WHAT IS REQUIRED:
Using the material below, repeat exactly the lines from the one with "Recreate this image" through the one with "const yStep = 5;", ends included, without any images.

########

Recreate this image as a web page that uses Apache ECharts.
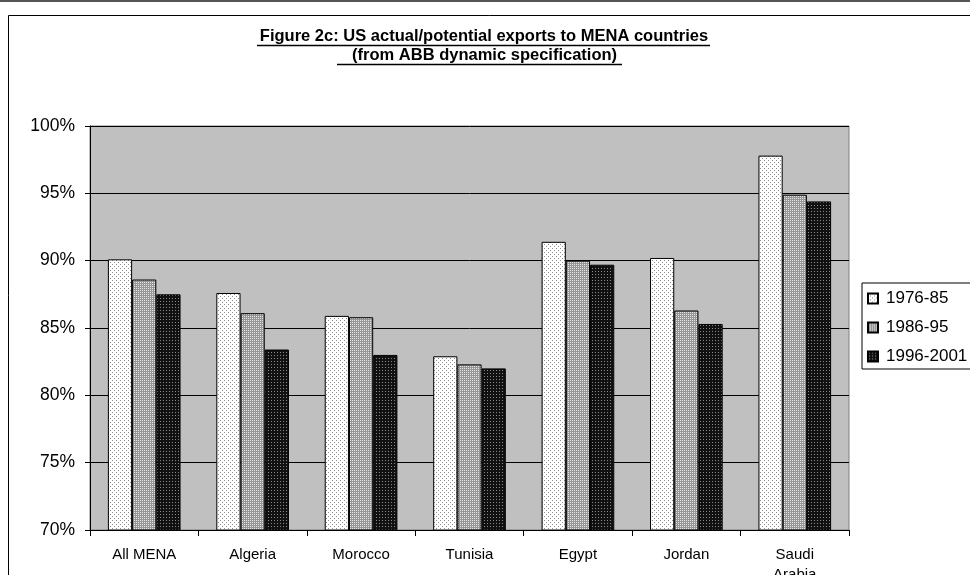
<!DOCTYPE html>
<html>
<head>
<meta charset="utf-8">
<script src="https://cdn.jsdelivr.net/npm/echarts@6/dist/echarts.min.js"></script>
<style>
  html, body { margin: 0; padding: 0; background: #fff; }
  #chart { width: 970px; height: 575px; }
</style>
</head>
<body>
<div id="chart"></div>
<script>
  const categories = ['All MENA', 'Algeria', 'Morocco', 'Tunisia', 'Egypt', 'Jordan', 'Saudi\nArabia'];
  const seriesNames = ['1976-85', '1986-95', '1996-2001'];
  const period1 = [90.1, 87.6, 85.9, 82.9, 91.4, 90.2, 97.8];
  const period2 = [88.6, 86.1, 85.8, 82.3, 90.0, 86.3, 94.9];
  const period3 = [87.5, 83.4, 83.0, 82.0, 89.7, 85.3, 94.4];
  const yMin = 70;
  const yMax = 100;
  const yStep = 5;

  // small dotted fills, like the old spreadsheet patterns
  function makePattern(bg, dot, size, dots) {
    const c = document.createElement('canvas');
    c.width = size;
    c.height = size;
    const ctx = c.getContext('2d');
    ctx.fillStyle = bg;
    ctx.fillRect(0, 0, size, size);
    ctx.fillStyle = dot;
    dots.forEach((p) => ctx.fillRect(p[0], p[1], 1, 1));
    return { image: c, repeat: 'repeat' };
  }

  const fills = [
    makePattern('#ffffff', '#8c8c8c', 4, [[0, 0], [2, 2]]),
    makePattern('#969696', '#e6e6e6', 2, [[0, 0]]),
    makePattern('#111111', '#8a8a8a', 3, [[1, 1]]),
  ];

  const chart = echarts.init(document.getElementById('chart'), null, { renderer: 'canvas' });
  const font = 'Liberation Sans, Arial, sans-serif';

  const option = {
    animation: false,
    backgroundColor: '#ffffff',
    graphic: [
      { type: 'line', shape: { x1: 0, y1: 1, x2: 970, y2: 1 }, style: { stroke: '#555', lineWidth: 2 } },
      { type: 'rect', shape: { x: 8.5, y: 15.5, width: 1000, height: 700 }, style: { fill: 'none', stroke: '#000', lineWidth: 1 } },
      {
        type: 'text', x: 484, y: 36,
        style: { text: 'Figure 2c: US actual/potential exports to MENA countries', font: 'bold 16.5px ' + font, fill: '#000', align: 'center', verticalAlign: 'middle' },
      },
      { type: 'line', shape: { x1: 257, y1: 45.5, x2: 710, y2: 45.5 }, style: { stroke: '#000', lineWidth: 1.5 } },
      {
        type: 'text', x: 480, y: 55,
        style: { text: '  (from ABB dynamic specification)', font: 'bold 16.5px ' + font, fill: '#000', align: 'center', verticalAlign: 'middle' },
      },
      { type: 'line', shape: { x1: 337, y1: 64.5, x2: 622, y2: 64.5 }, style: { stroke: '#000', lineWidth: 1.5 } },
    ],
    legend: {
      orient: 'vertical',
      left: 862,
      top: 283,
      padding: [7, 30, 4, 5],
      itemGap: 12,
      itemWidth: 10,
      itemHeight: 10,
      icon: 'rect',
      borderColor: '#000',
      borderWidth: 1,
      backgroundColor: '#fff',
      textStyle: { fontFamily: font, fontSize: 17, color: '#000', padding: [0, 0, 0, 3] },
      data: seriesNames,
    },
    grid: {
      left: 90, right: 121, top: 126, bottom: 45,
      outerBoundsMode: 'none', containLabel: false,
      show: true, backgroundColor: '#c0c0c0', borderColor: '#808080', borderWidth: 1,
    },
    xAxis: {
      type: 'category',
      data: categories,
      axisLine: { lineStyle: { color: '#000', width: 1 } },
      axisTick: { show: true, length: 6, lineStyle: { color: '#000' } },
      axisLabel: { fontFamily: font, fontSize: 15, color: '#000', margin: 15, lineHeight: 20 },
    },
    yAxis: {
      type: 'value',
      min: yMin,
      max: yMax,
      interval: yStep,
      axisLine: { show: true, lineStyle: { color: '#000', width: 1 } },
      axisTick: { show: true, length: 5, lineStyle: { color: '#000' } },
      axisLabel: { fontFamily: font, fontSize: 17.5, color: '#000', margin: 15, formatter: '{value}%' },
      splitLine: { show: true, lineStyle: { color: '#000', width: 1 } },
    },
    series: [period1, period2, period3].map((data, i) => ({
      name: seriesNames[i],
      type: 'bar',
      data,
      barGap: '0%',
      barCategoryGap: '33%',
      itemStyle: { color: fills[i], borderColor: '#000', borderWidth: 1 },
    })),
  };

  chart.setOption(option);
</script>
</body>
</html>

########

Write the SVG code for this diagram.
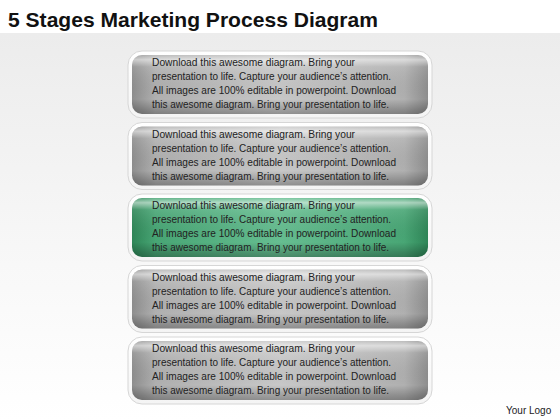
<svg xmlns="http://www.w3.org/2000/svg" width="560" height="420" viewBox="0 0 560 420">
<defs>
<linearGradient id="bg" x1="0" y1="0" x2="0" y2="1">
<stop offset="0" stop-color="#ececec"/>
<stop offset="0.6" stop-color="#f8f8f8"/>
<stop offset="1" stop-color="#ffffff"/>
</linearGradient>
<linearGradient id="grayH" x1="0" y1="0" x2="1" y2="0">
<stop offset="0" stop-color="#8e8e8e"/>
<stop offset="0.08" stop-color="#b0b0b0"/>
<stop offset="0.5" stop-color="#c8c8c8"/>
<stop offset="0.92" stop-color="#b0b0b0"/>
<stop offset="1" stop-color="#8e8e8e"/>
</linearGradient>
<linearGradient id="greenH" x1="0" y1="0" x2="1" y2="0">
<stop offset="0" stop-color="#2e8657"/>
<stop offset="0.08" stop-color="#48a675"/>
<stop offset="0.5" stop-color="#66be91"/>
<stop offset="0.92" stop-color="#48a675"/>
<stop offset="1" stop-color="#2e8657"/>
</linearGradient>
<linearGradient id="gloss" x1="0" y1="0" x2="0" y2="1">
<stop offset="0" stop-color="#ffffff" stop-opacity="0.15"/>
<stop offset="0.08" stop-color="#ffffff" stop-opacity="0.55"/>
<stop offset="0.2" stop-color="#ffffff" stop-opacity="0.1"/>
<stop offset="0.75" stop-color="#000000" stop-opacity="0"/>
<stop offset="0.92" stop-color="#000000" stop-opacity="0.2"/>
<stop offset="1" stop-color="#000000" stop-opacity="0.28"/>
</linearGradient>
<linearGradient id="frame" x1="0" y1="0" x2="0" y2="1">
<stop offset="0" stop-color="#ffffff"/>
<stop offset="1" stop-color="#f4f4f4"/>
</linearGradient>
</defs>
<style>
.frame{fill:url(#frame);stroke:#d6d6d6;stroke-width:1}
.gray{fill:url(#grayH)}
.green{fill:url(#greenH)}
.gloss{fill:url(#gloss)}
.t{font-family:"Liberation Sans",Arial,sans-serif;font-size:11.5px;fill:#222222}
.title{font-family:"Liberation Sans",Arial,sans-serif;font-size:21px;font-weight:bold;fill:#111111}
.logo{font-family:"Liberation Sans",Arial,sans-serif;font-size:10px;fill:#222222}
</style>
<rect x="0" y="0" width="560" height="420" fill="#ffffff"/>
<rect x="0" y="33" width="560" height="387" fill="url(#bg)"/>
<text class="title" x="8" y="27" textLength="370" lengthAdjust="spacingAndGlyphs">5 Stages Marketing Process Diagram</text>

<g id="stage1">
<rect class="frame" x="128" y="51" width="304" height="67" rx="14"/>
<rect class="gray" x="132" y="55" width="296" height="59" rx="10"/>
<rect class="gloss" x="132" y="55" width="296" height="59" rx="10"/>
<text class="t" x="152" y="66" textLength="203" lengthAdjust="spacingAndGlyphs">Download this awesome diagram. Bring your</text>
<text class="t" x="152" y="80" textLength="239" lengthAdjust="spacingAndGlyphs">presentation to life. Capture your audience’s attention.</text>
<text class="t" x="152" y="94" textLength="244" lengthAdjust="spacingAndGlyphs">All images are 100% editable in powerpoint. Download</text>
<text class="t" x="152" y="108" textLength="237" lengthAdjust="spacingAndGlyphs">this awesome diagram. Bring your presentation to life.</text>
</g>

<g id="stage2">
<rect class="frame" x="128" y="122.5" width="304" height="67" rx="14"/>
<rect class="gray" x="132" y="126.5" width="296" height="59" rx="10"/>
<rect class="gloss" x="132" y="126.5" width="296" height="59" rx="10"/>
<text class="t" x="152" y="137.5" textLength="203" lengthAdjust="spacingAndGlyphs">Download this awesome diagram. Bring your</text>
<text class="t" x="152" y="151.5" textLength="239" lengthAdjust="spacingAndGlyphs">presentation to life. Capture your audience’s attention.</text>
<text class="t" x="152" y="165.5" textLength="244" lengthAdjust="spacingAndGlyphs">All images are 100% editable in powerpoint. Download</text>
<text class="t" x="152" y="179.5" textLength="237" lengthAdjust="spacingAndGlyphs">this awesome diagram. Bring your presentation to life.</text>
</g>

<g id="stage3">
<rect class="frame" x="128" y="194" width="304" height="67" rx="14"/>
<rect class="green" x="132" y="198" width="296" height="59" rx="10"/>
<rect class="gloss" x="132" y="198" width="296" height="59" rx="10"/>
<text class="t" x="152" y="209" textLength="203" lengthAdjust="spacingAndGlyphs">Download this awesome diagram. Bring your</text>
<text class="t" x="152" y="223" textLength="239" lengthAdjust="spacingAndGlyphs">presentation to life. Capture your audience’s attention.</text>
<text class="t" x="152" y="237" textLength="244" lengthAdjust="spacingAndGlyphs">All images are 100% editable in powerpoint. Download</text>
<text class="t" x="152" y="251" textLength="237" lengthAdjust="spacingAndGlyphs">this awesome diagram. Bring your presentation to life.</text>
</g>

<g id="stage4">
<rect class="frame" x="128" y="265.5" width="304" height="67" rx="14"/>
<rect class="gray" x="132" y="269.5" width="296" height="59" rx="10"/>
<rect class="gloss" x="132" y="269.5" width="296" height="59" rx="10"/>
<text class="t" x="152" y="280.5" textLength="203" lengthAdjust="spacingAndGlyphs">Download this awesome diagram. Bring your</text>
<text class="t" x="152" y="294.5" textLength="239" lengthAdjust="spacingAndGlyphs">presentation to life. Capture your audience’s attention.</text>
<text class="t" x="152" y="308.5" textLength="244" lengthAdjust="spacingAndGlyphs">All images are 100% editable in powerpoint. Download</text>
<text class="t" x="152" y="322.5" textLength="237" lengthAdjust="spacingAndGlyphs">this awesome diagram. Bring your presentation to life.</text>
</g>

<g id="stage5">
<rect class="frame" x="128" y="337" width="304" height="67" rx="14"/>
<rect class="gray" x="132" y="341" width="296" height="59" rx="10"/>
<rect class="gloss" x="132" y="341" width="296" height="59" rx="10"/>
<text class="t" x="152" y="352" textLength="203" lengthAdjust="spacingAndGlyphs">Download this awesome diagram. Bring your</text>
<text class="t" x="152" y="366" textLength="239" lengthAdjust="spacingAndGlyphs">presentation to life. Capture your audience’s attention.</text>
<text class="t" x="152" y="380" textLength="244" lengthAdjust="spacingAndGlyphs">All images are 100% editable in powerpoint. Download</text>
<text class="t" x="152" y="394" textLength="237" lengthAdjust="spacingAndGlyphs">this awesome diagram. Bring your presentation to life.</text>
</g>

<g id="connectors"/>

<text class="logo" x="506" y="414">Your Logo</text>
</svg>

########

RESPONSE TO THIS TASK:
Recreate this image as a web page that uses Apache ECharts.
<!DOCTYPE html>
<html>
<head>
<meta charset="utf-8">
<script src="https://cdn.jsdelivr.net/npm/echarts@6/dist/echarts.min.js"></script>
<style>
  html, body { margin: 0; padding: 0; background: #fff; }
  #chart { width: 970px; height: 575px; }
</style>
</head>
<body>
<div id="chart"></div>
<script>
  const categories = ['All MENA', 'Algeria', 'Morocco', 'Tunisia', 'Egypt', 'Jordan', 'Saudi\nArabia'];
  const seriesNames = ['1976-85', '1986-95', '1996-2001'];
  const period1 = [90.1, 87.6, 85.9, 82.9, 91.4, 90.2, 97.8];
  const period2 = [88.6, 86.1, 85.8, 82.3, 90.0, 86.3, 94.9];
  const period3 = [87.5, 83.4, 83.0, 82.0, 89.7, 85.3, 94.4];
  const yMin = 70;
  const yMax = 100;
  const yStep = 5;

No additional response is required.